第一階段之前是動物試驗。然後是一小組人身上的第一階段試驗。這些人同意在自己身上進行試驗而獲得報酬。如果動物試驗和第一階段沒有顯示嚴重問題,那麼第二階段將測試更大的人群。最後,如果大組表現良好,那麼在得到同意之後,第三階段測試將在住院病人身上進行。如果在這些階段中發現問題,就必須改進完善藥物。

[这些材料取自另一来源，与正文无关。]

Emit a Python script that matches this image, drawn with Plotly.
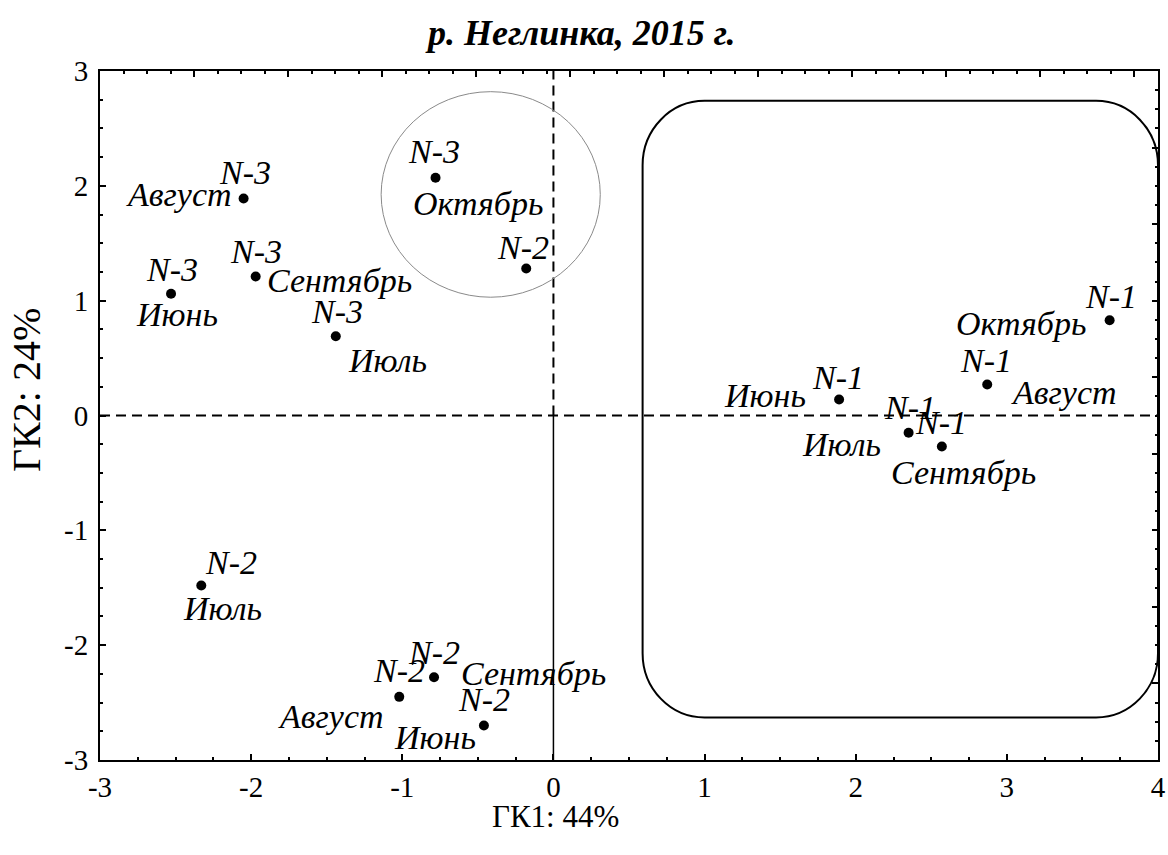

「我們如何做到公正?我們將給人們注射疫苗。如果他們有不良反應,這是公正嗎?COVID-19疫苗的一切都偏離了正常,尤其在醫療行業。我們看到了很多來自傳聞的不可靠證據。我們曾經有一個更好的數據蒐集系統。但是我們現在非常草率。我不明白他們為什麼要如此賣力地推廣疫苗。如果你查一下FDA的規定,你就會發現他們甚至沒有遵守他們自己的規定:當某種藥物仍然在臨床試驗階段時,你就不能宣稱它是安全的。」
醫療標準需要改變
阿布舍描述了她對COVID-19病毒處理方式的沮喪:「開始的時候,我們對病毒沒有了解。可以說我們犯了錯誤。然而醫生們,尤其是年輕的醫生,很不願承認他們犯了錯。我們經常告訴護士們要誠實,要勇於承認錯誤。」
她解釋了她辭職的原因:「作為醫療專業人員,我們的工作是幫助人們擺脫恐懼。但此次疫情中,他們卻鼓勵人們恐懼。」
「我不會回去,除非醫療界有所改變。它需要改變。」
她的工作經驗提供了更多的視角:「2017~2018年流感季節是我見過的最糟糕的。我們人手不足。許多護士和醫生在接種了疫苗之後仍然得了流感。很多病人死了。但是2020年1月,我的病人中沒有死亡的。我在腫瘤科照顧白血病患者。我們稱他們為『煤礦中的金絲雀』(註:可用於早期預警)患者,因為他們的免疫系統非常薄弱(然而沒有人因COVID-19病毒而死)。」
醫學「已經變得無法辨認」
談到有爭議的治療手段,如羥基氯奎因,她指出:「不僅羥基氯奎因和伊維菌素(Ivermectin)是有效的,很多療法都令人鼓舞。此次疫情的不同之處在於,藥物是否起作用並不重要。醫療作為一種職業已經變得無法辨認。」
她談到這如何促使她加入「美國前線醫生」組織:「今天你可以是左派的寵兒,但如果你偏離了他們,明天你就會受到攻擊。我知道,我們需要堅持更高的標準,因為我們面對的是人的生命。」
她指出,「在印度,當他們停止使用抗瘧疾藥物(如羥基氯奎因)時,疫情就會出現大高峰。為什麼發達國家的情況如此糟糕,而非洲卻非如此?非洲的情況良好,因為他們每週服用一次羥基氯奎因來預防瘧疾,所以他們沒有COVID-19病毒的死亡案例。」
直言不諱的代價
當被問及她的家人如何看待她辭職的決定時,她說:「我丈夫非常支持我。他看到我在疫情期間陷入深深的抑鬱。我真的以為其他人也會看到這一點,而情況會有所改變。」
但不幸的是,並不是每個人都那麼支持。「我的父母,他們是百分之百地相信政府。他們是前政府律師。在他們看來,政府絕不會做錯任何事。當大規模疫苗推廣開始的時候,我們產生了很大的分歧。從二月份開始,我沒有和我爸爸說過話,而我們的關係以前是很親密的。我從三月份起就沒和我媽媽說過話了。我們在打仗。」
像阿布舍這樣大聲反對主流說法的醫療專業人員,他們被消聲了,關於他們的信息也遭到審查。但她希望,其他人還會繼續站出來大聲疾呼。